Het Hof 's-Gravenhage oordeelde dat de herinrichting van de binnenstad niet heeft geleid tot een wezenlijke verandering van het geheel van voorzieningen in het heringerichte gebied in vergelijking met de oude situatie. Dit oordeel is van feitelijke aard en is door de Hoge Raad niet onbegrijpelijk geacht. In de bijlage bij de conclusie is een model uitgewerkt dat de vraag beantwoordt hoe de heffing van baatbelasting verloopt in het geval van herinrichting. De Hoge Raad concludeert dat de herinrichting een voorziening vormt, maar dat onderdelen die louter onderhoud betreffen, niet als zodanig kunnen worden aangemerkt.

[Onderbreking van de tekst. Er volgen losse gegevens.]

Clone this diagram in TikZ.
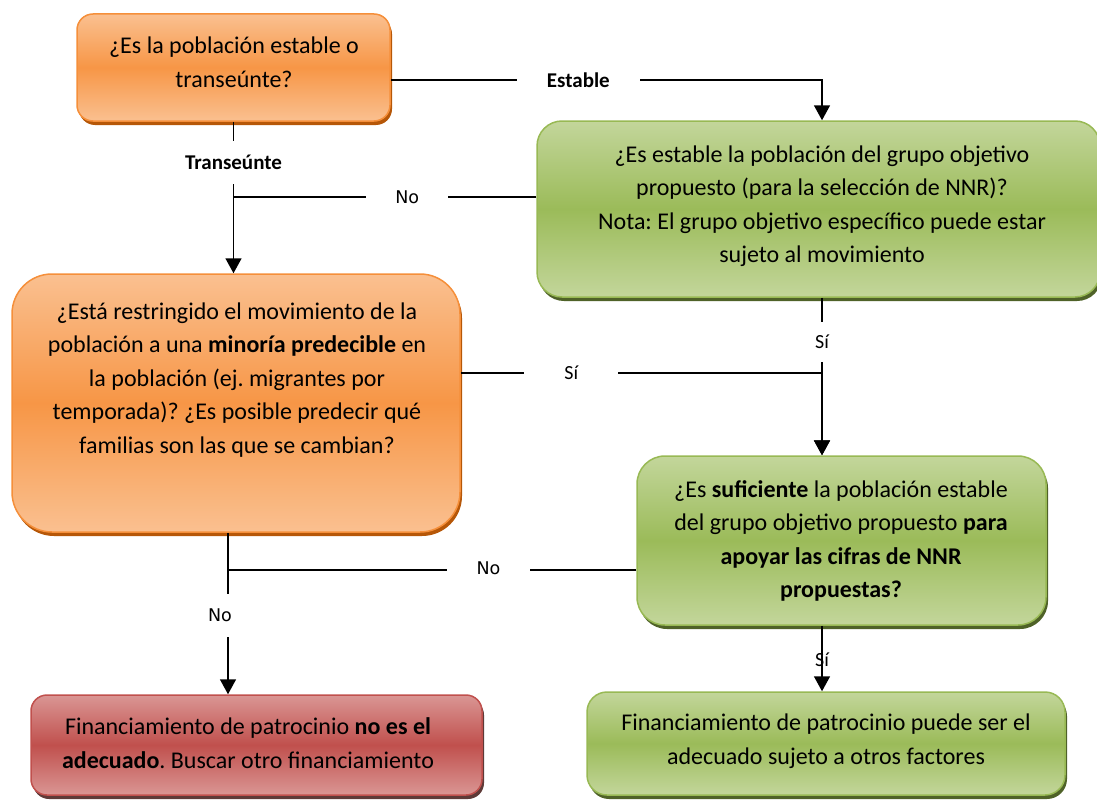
\documentclass[tikz,border=0pt]{standalone}
\usepackage{fontspec}
\setmainfont{Carlito}
\newfontfamily\nofont{DejaVu Sans}
\usetikzlibrary{shadows,arrows.meta}
\frenchspacing
\definecolor{orL}{HTML}{FAC090}
\definecolor{orM}{HTML}{F79646}
\definecolor{orB}{HTML}{F58F3A}
\definecolor{orS}{HTML}{B65708}
\definecolor{grL}{HTML}{C3D69B}
\definecolor{grM}{HTML}{9BBB59}
\definecolor{grB}{HTML}{98B954}
\definecolor{grS}{HTML}{4F6228}
\definecolor{rdL}{HTML}{DA9694}
\definecolor{rdM}{HTML}{C0504D}
\definecolor{rdB}{HTML}{C0504D}
\definecolor{rdS}{HTML}{5E3A38}
\begin{document}
\begin{tikzpicture}[x=1pt,y=-1pt,
  box/.style={rectangle, inner sep=0pt, line width=1.5pt},
  orbox/.style={box, draw=orB, top color=orL, bottom color=orL, middle color=orM,
    drop shadow={shadow xshift=2pt, shadow yshift=-4pt, fill=orS, opacity=1}},
  grbox/.style={box, draw=grB, top color=grL, bottom color=grL, middle color=grM,
    drop shadow={shadow xshift=2pt, shadow yshift=-4pt, fill=grS, opacity=1}},
  rdbox/.style={box, draw=rdB, top color=rdL, bottom color=rdL, middle color=rdM,
    drop shadow={shadow xshift=2pt, shadow yshift=-4pt, fill=rdS, opacity=1}},
  txt/.style={align=center, font=\fontsize{24}{33.5}\selectfont, inner sep=0pt, text=black},
  lab/.style={font=\fontsize{20}{24}\selectfont, fill=white, text=black},
  blab/.style={lab, font=\bfseries\fontsize{21}{25}\selectfont},
  nolab/.style={font=\nofont\fontsize{17.5}{21}\selectfont, fill=white, text=black},
  conn/.style={line width=1.6pt, black},
  arr/.style={conn, -{Triangle[width=16pt,length=15pt]}}
]
\useasboundingbox (0,0) rectangle (1097,800);

% boxes
\node[orbox, minimum width=313pt, minimum height=107pt, rounded corners=16pt] (b1) at (233.5,67.5) {};
\node[txt] (t1) at (234,62.5) {¿Es la población estable o\\transeúnte?};

\node[grbox, minimum width=563pt, minimum height=176pt, rounded corners=25pt] (b2) at (818.5,209) {};
\node[txt] (t2) at (822,206) {¿Es estable la población del grupo objetivo\\propuesto (para la selección de NNR)?\\Nota: El grupo objetivo específico puede estar\\sujeto al movimiento};

\node[orbox, minimum width=448pt, minimum height=258pt, rounded corners=40pt] (b3) at (236,403) {};
\node[txt] (t3) at (237,380) {¿Está restringido el movimiento de la\\población a una \textbf{minoría predecible} en\\la población (ej. migrantes por\\temporada)? ¿Es posible predecir qué\\familias son las que se cambian?};

\node[grbox, minimum width=409pt, minimum height=169pt, rounded corners=28pt] (b4) at (841.5,540.5) {};
\node[txt] (t4) at (841,541) {¿Es \textbf{suficiente} la población estable\\del grupo objetivo propuesto \textbf{para}\\\textbf{apoyar las cifras de NNR}\\\textbf{propuestas?}};

\node[rdbox, minimum width=451pt, minimum height=100pt, rounded corners=16pt] (b5) at (256.5,745) {};
\node[txt] (t5) at (248,743) {Financiamiento de patrocinio \textbf{no es el}\\\textbf{adecuado}. Buscar otro financiamiento};

\node[grbox, minimum width=478pt, minimum height=103pt, rounded corners=20pt] (b6) at (826,743.5) {};
\node[txt] (t6) at (826,741) {Financiamiento de patrocinio puede ser el\\adecuado sujeto a otros factores};

% junction points
\coordinate (j1) at ([xshift=-8pt]b3.south);
\coordinate (j2) at ([xshift=3.5pt]b2.south);

% connectors
\draw[arr] ([yshift=-12.5pt]b1.east) -| node[pos=0.2175, blab, inner xsep=30pt, inner ysep=2pt] (l1) {Estable} ([xshift=3.5pt]b2.north);

\draw[arr] (b1.south) -- node[pos=0.27, blab, inner xsep=4pt, inner ysep=14pt] (l2) {Transeúnte} (b1.south |- b3.north);

\draw[conn] ([yshift=12pt]b2.west) -- node[pos=0.426, nolab, inner xsep=29pt, inner ysep=2pt] (l3) {No} ([yshift=12pt]b2.west -| b1.south);

\draw[arr] (j2) -- node[pos=0.28, lab, inner xsep=2pt, inner ysep=13pt] (l4) {Sí} (j2 |- b4.north);

\draw[arr] ([yshift=30pt]b3.east) -| node[pos=0.153, lab, inner xsep=40pt, inner ysep=2pt] (l5) {Sí} ([xshift=-19.5pt]b4.north);

\draw[conn] ([yshift=-29.5pt]b4.west) -- node[pos=0.362, nolab, inner xsep=30pt, inner ysep=2pt, yshift=2pt] (l6) {No} ([yshift=-29.5pt]b4.west -| j1);

\draw[arr] (j1) -- node[pos=0.51, nolab, inner xsep=2pt, inner ysep=15pt, xshift=-8pt] (l7) {No} (j1 |- b5.north);

\draw[arr] ([xshift=-19.5pt]b4.south) -- node[pos=0.52, lab, fill=none, inner sep=0pt] (l8) {Sí} ([xshift=-19.5pt]b4.south |- b6.north);
\end{tikzpicture}
\end{document}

De Hoge Raad heeft vastgesteld dat de vraag of de herinrichting heeft geleid tot een wezenlijke verandering van de voorzieningen negatief moet worden beantwoord. Het Hof heeft het toetsingskader van het verwijzingsarrest niet miskend, en het oordeel is niet onbegrijpelijk. Uiteindelijk is het beroep van de belanghebbende ongegrond verklaard, en de uitspraak wordt niet gepubliceerd.